May 2, 2018
Measuring DevOps Initiatives
At Attunix, we develop products and applications to help modernize our clients’ businesses. Depending on the client’s goals, existing infrastructure and overall strategy we may recommend a DevOps project. DevOps or development and operations is a relatively new concept. As a business discipline, it combines software development and IT operations. In order to stay competitive, IT operations must constantly evolve. When developers and operators work in silos, it can delay implementation, cause re-work or derail alignment internally.
How do you measure the success of a DevOps project? A recent TechRepublic article highlights an interview with DevOps author and professional, Nicole Forsgren about measuring and optimizing DevOps initiatives.
Set a Manageable Number of Initiatives
One of the mistakes Forsgren highlights is setting too many initiatives before launching a project. Setting just a few big-picture initiatives for the project helps your team focus and succeed. This also helps provide clarity on how the success of the project will be measured.
Software Delivery Performance
A key measurement of success for any DevOps project is software delivery performance. You want to deliver software with both speed and stability. Speed allows you to beat your competitors to market while stability prevents disturbing internal operations or customer experiences.
How does your DevOps project directly affect your organization’s performance as a whole? These goals may include profitability, market share or operational performance.

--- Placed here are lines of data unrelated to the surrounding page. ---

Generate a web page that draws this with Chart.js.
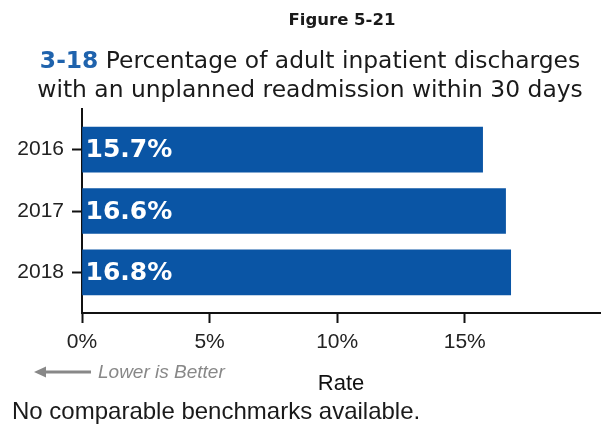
<!DOCTYPE html>
<html>
<head>
<meta charset="utf-8">
<script src="https://cdn.jsdelivr.net/npm/chart.js@4"></script>
<style>
  body { margin: 0; background: #fff; }
  #wrap { position: relative; width: 602px; height: 429px; overflow: hidden; }
  #wrap canvas { position: absolute; left: 0; top: 0; }
  .txt { position: absolute; white-space: nowrap; color: #1a1a1a; }
  #fig { left: 0; width: 684px; top: 10px; text-align: center; font: bold 16.5px "DejaVu Sans", sans-serif; }
  .ttl { left: 0; width: 620px; text-align: center; font: 23.4px "DejaVu Sans", sans-serif; }
  #t1 { top: 46px; }
  #t2 { top: 75px; }
  #t1 b { color: #1f63ad; }
  #lower { left: 98px; top: 361px; font: italic 19px "Liberation Sans", Arial, sans-serif; color: #888; }
  #note { left: 12px; top: 397px; font: 24px "Liberation Sans", Arial, sans-serif; }
  #arrow { position: absolute; left: 34px; top: 365px; }
</style>
</head>
<body>
<div id="wrap">
  <canvas id="myChart" width="602" height="429"></canvas>
  <div class="txt" id="fig">Figure 5-21</div>
  <div class="txt ttl" id="t1"><b>3-18</b> Percentage of adult inpatient discharges</div>
  <div class="txt ttl" id="t2">with an unplanned readmission within 30 days</div>
  <svg id="arrow" width="60" height="14">
    <line x1="8" y1="7" x2="57" y2="7" stroke="#888" stroke-width="3"/>
    <polygon points="0,7 12,1.5 12,12.5" fill="#888"/>
  </svg>
  <div class="txt" id="lower">Lower is Better</div>
  <div class="txt" id="note">No comparable benchmarks available.</div>
</div>
<script>
const years = [2016, 2017, 2018];
const rates = [15.7, 16.6, 16.8];
const xTicks = [0, 5, 10, 15];

const barLabels = {
  id: 'barLabels',
  afterDatasetsDraw(chart) {
    const ctx = chart.ctx;
    ctx.save();
    ctx.fillStyle = '#fff';
    ctx.font = 'bold 25px "DejaVu Sans", sans-serif';
    ctx.textBaseline = 'middle';
    chart.getDatasetMeta(0).data.forEach((el, i) => {
      ctx.fillText(rates[i].toFixed(1) + '%', el.base + 3, el.y + 1);
    });
    ctx.restore();
  }
};

new Chart(document.getElementById('myChart'), {
  type: 'bar',
  data: {
    labels: years,
    datasets: [{
      label: 'Rate',
      data: rates,
      backgroundColor: '#0a55a5',
      barThickness: 45
    }]
  },
  options: {
    indexAxis: 'y',
    responsive: false,
    animation: false,
    layout: { padding: { top: 109, right: 2, left: 0, bottom: 0 } },
    plugins: { legend: { display: false }, tooltip: { enabled: false } },
    scales: {
      x: {
        min: 0,
        max: 20.3,
        afterBuildTicks: (axis) => { axis.ticks = xTicks.map(v => ({ value: v })); },
        afterFit: (scale) => { scale.height = 116; },
        border: { color: '#111', width: 2 },
        grid: { drawOnChartArea: false, tickLength: 10, tickColor: '#111', tickWidth: 2 },
        ticks: {
          padding: 7,
          color: '#222',
          font: { family: '"Liberation Sans", Arial', size: 21 },
          callback: (v) => v + '%'
        },
        title: {
          display: true,
          text: 'Rate',
          color: '#111',
          font: { family: '"Liberation Sans", Arial', size: 22 },
          padding: { top: 0, bottom: 32 }
        }
      },
      y: {
        type: 'linear',
        reverse: true,
        offset: false,
        min: years[0] - 0.66,
        max: years[years.length - 1] + 0.66,
        afterBuildTicks: (axis) => { axis.ticks = years.map(v => ({ value: v })); },
        afterFit: (scale) => { scale.width = 82; },
        border: { color: '#111', width: 2 },
        grid: { offset: false, drawOnChartArea: false, tickLength: 10, tickColor: '#111', tickWidth: 2 },
        ticks: {
          padding: 8,
          color: '#222',
          font: { family: '"Liberation Sans", Arial', size: 21 },
          callback: (v) => String(v)
        }
      }
    }
  },
  plugins: [barLabels]
});
</script>
</body>
</html>
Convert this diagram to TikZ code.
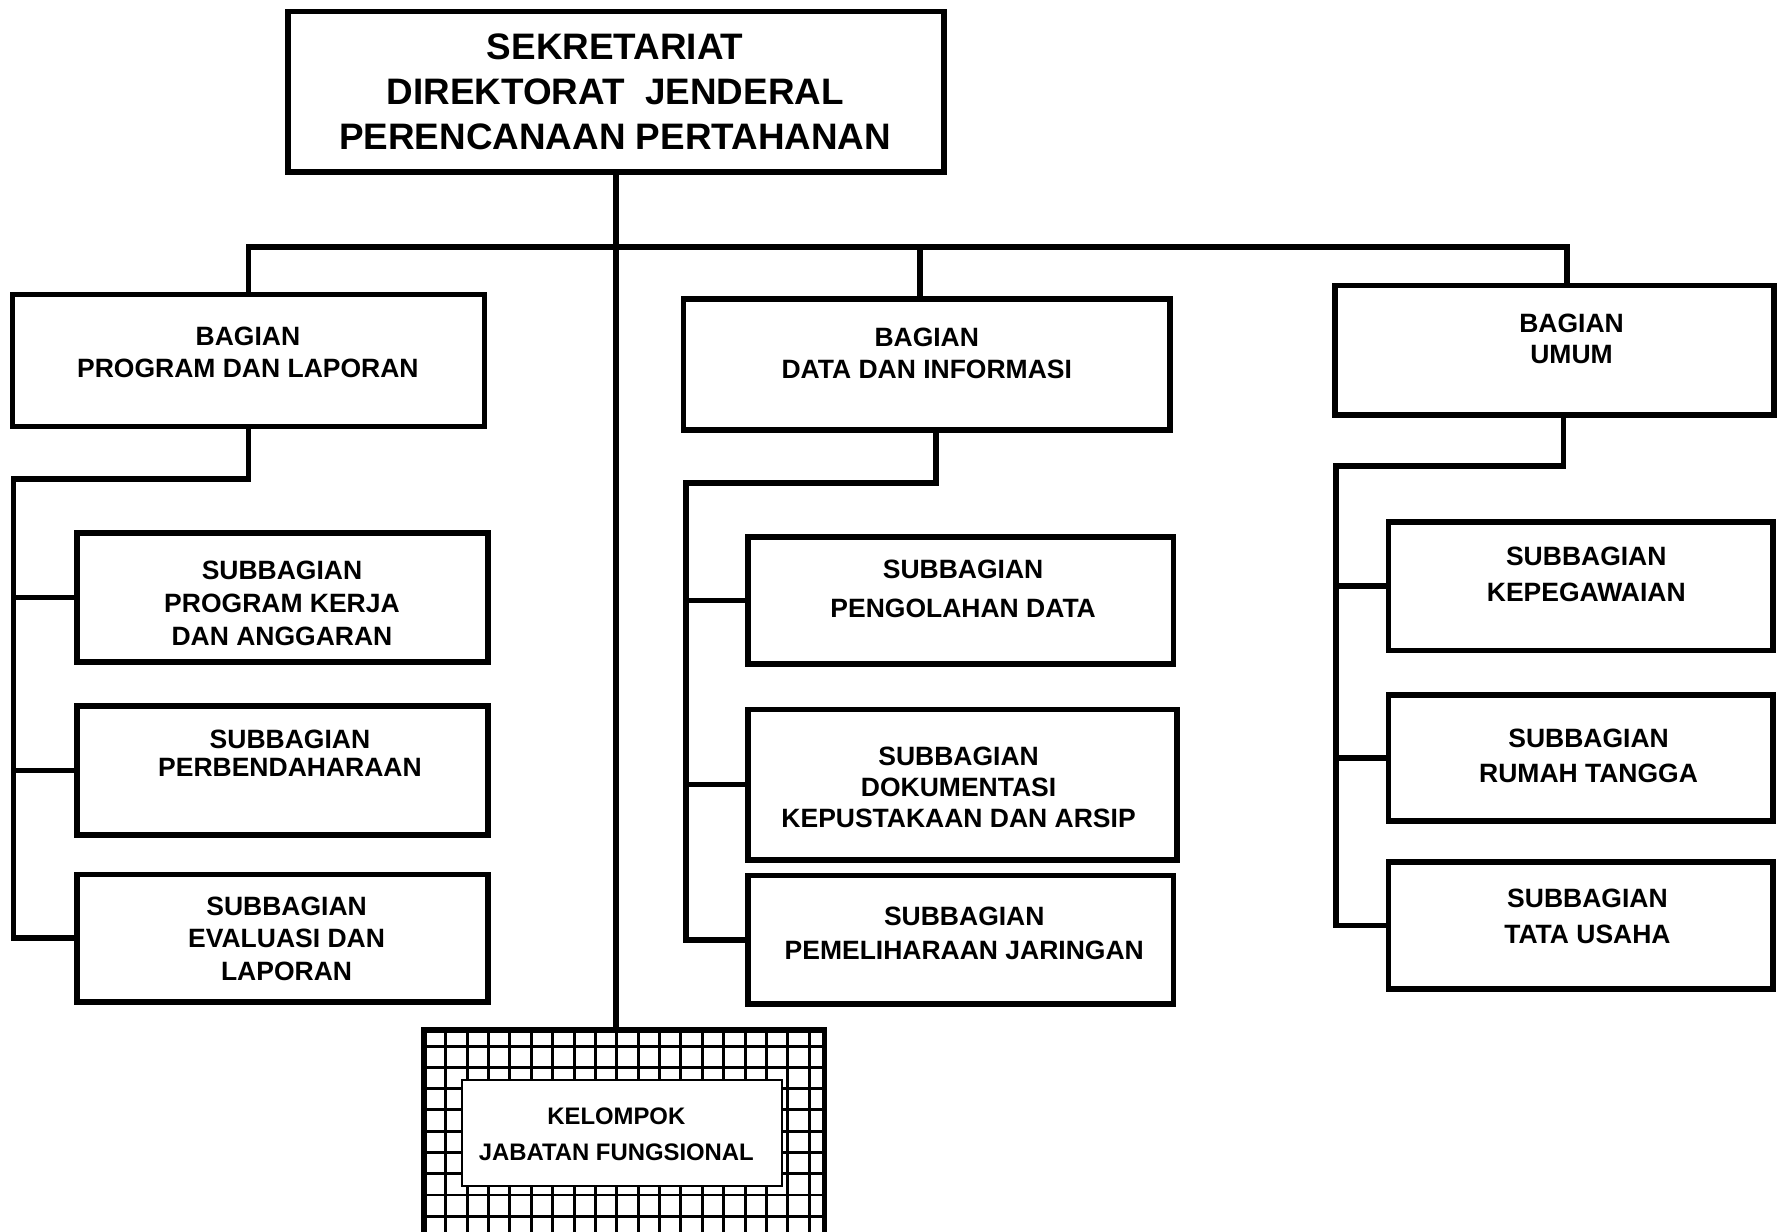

The initiatives for DevOps projects may not directly aim to improve employee satisfaction, but the results often create better, more efficient working environments that allow people to be more effective in their jobs and make room for increased work-life balance. Automation through DevOps can mitigate some of the manual legwork.
Forsgren emphasizes to measure anything effectively, stay focused on outcomes versus outputs. Secondly, focus on measurements globally versus locally. Measuring globally encourages teams and individuals to strive for the success of the entire project throughout the company versus on only on their proprietary tasks and pipelines.